PROBLEM STATEMENT: Find every line in the records below that contains the word "source", and copy each such line.

RECORDS SUPPLIED:
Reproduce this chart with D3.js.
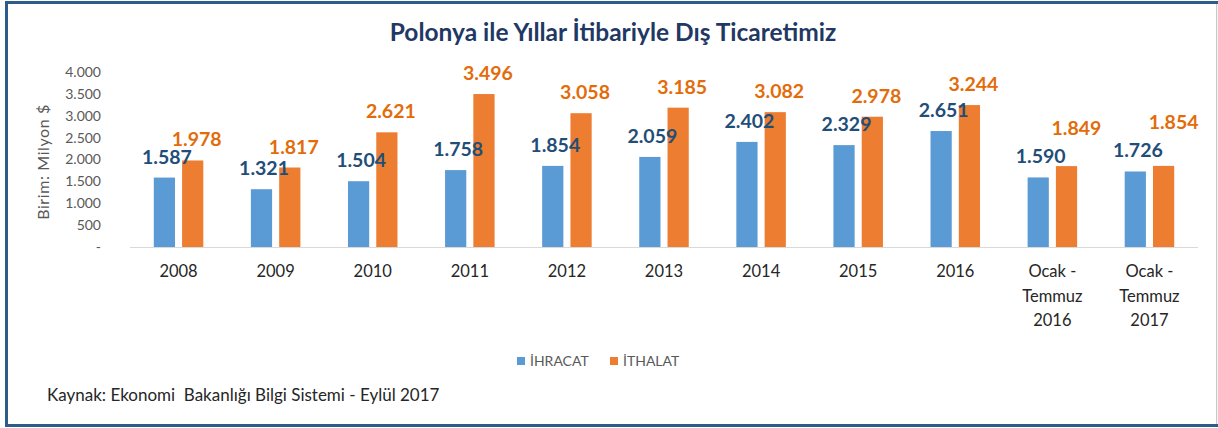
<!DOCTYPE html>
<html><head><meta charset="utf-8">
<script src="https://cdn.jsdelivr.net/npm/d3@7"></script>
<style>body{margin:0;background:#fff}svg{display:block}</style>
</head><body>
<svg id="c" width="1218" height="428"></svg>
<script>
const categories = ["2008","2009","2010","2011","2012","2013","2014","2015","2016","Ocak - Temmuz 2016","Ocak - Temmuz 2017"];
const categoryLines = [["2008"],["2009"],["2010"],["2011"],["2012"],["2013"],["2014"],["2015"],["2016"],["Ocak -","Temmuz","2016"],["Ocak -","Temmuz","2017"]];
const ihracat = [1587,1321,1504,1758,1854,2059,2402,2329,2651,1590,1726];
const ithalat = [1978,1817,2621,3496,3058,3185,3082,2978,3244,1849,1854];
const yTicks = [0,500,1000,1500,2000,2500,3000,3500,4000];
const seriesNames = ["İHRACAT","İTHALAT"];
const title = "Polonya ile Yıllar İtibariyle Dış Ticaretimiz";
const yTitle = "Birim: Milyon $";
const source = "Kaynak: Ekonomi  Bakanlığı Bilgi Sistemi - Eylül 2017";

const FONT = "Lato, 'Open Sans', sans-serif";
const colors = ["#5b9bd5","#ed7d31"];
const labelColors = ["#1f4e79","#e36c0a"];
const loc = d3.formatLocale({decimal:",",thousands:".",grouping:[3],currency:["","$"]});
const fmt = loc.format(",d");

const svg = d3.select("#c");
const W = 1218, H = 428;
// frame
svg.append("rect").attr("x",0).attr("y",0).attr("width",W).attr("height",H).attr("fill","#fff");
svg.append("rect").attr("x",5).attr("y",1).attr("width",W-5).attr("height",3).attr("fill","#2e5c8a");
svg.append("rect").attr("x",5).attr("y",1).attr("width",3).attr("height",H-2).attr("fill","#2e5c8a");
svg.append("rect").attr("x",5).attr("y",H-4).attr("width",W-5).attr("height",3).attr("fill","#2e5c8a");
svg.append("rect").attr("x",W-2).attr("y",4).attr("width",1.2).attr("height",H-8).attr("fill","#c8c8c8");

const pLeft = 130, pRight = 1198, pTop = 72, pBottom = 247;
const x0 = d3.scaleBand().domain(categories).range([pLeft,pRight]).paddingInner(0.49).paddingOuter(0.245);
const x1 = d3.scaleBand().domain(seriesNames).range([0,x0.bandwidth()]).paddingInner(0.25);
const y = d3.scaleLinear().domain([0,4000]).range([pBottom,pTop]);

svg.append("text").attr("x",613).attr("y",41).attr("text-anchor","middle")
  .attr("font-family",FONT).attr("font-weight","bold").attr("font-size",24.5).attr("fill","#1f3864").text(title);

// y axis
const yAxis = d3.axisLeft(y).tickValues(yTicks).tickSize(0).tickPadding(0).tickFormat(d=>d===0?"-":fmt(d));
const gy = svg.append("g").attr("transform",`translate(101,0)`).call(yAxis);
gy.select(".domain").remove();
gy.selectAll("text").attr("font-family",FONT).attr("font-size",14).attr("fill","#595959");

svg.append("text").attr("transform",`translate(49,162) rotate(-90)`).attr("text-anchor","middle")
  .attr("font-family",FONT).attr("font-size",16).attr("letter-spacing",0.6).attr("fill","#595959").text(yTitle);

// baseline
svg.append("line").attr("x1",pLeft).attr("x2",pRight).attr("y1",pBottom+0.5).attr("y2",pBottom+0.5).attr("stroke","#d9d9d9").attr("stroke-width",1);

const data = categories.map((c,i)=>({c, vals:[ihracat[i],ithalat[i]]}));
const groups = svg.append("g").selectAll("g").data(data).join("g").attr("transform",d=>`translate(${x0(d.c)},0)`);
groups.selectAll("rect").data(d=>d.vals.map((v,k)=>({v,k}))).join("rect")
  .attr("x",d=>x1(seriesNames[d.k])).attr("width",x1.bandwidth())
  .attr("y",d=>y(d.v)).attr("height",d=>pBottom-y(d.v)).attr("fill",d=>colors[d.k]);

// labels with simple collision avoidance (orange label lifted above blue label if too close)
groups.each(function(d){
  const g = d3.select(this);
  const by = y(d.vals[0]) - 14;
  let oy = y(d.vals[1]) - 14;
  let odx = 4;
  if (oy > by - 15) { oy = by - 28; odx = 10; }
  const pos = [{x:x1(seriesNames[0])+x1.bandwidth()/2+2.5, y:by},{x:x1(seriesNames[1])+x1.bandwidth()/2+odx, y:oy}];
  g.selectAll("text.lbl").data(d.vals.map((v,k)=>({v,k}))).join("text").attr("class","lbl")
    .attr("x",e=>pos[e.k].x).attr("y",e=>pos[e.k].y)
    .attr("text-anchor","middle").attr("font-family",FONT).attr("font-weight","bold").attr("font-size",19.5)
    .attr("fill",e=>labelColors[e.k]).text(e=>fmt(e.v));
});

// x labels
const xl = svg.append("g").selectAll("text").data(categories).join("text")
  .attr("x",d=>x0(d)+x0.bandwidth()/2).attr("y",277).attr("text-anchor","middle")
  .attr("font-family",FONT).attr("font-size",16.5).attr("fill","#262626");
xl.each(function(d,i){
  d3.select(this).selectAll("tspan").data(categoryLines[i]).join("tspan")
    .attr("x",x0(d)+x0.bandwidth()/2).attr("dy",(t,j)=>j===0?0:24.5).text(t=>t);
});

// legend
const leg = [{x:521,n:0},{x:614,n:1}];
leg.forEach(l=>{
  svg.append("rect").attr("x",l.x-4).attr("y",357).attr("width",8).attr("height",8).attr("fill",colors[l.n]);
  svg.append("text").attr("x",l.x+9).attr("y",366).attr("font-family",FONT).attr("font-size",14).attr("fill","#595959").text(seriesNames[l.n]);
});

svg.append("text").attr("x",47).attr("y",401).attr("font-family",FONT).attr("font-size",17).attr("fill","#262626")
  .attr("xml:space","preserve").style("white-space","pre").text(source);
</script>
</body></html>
...
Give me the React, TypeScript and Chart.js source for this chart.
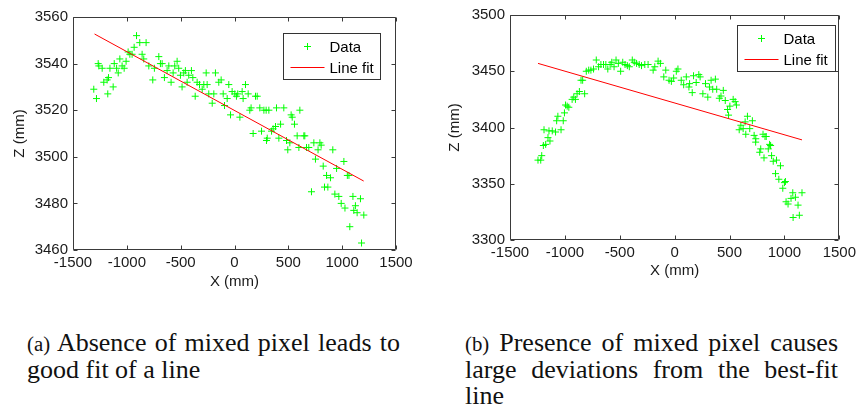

EXERCISE OUTPUT:
const source = "Kaynak: Ekonomi  Bakanlığı Bilgi Sistemi - Eylül 2017";
  .attr("xml:space","preserve").style("white-space","pre").text(source);
Give me the React, TypeScript and Chart.js source for this chart.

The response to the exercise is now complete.